-- START OF RECORDS SUPPLIED --

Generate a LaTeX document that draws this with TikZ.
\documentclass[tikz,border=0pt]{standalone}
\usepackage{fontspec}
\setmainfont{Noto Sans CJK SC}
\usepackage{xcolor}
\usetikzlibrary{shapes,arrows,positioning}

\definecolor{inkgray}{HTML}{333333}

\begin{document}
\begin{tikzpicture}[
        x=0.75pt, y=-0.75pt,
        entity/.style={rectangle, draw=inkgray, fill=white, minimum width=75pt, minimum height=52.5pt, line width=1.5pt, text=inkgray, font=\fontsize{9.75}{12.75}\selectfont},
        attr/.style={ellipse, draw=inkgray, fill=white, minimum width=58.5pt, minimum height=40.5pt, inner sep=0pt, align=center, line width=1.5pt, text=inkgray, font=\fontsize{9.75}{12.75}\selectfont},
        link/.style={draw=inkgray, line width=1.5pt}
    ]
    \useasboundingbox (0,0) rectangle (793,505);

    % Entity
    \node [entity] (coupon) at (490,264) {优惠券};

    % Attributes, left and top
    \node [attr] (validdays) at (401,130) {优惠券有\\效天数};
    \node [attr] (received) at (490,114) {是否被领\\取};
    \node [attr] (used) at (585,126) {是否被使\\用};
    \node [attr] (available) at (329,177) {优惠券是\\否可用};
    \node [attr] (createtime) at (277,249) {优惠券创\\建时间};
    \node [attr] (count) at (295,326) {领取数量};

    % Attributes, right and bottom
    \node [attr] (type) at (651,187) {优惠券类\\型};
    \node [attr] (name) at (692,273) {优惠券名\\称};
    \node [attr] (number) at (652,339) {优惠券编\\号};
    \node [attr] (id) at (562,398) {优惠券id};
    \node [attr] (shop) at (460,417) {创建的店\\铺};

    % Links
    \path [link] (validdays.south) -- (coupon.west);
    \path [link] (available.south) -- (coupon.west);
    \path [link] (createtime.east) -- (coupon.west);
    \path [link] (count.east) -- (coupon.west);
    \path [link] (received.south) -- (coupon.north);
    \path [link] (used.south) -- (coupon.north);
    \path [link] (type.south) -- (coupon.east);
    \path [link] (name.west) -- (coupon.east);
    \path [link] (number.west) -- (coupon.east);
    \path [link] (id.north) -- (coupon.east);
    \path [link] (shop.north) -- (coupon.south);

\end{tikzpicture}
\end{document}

-- END OF RECORDS SUPPLIED --
-- START OF RECORDS SUPPLIED --

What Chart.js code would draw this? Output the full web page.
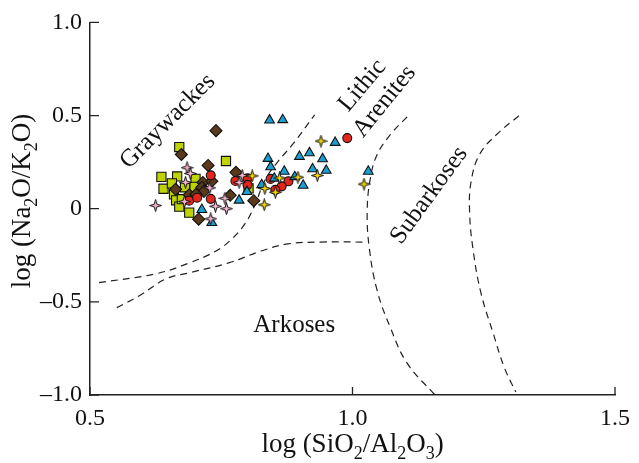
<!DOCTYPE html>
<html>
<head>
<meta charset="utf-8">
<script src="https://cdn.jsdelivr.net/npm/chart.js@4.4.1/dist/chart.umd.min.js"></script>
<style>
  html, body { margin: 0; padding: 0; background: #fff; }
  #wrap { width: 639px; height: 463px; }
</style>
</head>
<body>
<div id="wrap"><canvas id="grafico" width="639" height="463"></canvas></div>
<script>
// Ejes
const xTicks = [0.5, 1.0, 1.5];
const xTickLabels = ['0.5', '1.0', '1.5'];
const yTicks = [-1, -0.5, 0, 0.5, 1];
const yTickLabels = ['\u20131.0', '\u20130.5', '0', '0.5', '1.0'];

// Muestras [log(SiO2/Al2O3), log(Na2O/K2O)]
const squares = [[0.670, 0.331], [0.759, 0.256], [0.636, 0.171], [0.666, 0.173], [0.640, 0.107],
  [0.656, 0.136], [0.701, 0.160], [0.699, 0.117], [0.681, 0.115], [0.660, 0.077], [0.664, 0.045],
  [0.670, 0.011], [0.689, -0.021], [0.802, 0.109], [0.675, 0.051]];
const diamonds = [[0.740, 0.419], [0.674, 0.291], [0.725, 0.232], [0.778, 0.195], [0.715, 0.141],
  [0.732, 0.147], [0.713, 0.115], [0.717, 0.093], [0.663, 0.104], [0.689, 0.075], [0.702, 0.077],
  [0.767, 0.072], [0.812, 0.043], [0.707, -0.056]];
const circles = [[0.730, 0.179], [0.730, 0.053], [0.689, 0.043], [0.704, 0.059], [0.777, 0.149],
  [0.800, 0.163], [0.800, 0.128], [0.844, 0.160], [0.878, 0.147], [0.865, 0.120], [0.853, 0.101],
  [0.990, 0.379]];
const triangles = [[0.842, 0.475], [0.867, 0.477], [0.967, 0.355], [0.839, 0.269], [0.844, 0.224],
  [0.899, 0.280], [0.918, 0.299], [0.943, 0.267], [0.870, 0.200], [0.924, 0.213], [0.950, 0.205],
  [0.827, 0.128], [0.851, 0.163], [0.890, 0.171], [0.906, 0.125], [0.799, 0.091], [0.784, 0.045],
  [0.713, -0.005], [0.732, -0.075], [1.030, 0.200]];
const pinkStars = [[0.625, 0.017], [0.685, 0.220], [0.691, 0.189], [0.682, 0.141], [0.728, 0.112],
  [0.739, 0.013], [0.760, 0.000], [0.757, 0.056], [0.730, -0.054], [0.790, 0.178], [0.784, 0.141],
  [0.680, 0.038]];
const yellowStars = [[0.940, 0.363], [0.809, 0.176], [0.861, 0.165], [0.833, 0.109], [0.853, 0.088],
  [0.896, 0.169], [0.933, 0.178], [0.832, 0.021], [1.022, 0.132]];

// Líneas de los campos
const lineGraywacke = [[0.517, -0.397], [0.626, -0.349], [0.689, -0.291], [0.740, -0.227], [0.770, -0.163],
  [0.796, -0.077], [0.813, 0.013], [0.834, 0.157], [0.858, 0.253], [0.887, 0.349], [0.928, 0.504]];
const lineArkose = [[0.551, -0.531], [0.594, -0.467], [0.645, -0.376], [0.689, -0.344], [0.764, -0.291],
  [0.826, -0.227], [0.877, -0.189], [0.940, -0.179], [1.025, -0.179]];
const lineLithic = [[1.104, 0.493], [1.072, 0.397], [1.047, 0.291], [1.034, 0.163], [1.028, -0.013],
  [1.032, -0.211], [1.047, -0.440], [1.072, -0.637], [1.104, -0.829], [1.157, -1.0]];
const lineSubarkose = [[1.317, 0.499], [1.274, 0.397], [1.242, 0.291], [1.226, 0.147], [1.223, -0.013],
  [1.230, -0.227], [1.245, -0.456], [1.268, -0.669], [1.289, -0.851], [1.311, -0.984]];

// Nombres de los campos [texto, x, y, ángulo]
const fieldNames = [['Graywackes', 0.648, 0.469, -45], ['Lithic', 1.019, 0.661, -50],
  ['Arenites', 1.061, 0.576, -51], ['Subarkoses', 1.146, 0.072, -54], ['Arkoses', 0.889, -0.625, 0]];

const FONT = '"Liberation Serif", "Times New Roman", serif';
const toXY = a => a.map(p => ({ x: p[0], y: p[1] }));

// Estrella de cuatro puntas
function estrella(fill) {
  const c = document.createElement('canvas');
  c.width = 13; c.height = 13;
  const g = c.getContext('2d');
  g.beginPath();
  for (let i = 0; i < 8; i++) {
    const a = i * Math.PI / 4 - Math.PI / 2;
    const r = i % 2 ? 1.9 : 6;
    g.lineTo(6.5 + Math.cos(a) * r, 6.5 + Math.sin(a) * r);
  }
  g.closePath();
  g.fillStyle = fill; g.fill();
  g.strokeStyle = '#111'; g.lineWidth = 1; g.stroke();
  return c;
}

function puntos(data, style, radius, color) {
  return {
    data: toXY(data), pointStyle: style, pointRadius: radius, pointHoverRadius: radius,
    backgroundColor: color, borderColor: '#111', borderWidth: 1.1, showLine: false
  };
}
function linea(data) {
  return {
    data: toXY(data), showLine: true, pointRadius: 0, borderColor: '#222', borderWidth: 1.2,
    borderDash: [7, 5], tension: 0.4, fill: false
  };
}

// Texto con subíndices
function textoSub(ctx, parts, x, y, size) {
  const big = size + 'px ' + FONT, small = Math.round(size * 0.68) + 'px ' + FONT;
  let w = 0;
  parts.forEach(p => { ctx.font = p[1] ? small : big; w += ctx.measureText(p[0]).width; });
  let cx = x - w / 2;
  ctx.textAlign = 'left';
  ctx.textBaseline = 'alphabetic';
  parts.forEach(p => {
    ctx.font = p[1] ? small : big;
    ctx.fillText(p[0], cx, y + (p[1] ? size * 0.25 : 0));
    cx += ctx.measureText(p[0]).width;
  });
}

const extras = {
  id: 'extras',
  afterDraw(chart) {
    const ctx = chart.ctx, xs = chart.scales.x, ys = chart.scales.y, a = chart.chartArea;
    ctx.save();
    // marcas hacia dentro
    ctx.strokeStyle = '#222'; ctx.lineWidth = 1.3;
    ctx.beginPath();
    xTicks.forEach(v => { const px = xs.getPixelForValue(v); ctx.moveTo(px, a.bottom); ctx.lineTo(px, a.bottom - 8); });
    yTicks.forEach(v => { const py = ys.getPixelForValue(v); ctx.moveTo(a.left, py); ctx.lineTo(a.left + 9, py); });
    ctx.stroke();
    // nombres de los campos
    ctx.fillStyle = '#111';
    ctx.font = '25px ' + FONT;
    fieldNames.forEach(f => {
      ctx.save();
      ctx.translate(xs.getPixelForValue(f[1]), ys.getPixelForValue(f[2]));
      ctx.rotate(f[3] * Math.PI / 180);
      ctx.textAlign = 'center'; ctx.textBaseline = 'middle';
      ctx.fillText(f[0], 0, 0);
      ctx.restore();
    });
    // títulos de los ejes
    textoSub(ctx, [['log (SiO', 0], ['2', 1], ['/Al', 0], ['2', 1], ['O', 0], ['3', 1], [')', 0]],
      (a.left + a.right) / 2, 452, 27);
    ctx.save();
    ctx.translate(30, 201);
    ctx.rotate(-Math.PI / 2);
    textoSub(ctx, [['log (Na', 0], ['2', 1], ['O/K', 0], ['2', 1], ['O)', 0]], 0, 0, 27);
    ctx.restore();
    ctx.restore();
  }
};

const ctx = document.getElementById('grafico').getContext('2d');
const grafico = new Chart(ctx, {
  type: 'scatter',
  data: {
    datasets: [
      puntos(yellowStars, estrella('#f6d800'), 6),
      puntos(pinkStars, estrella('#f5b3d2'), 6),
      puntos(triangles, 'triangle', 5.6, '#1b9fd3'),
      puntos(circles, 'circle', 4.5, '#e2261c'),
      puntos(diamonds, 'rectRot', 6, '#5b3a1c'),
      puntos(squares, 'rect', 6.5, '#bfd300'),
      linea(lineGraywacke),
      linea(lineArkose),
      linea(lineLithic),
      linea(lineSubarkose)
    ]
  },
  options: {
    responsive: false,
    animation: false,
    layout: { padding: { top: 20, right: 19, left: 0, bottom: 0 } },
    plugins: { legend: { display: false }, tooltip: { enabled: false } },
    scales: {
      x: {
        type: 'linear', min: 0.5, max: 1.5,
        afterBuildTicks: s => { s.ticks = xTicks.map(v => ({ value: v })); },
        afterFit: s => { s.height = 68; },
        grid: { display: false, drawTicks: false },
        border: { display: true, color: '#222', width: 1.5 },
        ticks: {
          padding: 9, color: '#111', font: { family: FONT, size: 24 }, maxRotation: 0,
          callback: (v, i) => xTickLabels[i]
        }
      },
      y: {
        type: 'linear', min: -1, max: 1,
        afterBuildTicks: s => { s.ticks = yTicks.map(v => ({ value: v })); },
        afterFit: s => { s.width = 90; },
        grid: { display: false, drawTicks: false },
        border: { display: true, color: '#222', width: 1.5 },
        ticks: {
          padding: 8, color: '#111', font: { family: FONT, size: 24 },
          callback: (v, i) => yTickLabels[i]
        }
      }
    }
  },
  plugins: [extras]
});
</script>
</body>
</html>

-- END OF RECORDS SUPPLIED --

THE PROBLEM -
Among the records above, locate the line containing "What Chart.js code" and the line containing "['\u20131.0', '\u20130.5', '0', '0.5', '1.0'];", then transcribe exactly the lines starting at the first and ending at the second, with no pictures.

TASK OUTPUT -
What Chart.js code would draw this? Output the full web page.
<!DOCTYPE html>
<html>
<head>
<meta charset="utf-8">
<script src="https://cdn.jsdelivr.net/npm/chart.js@4.4.1/dist/chart.umd.min.js"></script>
<style>
  html, body { margin: 0; padding: 0; background: #fff; }
  #wrap { width: 639px; height: 463px; }
</style>
</head>
<body>
<div id="wrap"><canvas id="grafico" width="639" height="463"></canvas></div>
<script>
// Ejes
const xTicks = [0.5, 1.0, 1.5];
const xTickLabels = ['0.5', '1.0', '1.5'];
const yTicks = [-1, -0.5, 0, 0.5, 1];
const yTickLabels = ['\u20131.0', '\u20130.5', '0', '0.5', '1.0'];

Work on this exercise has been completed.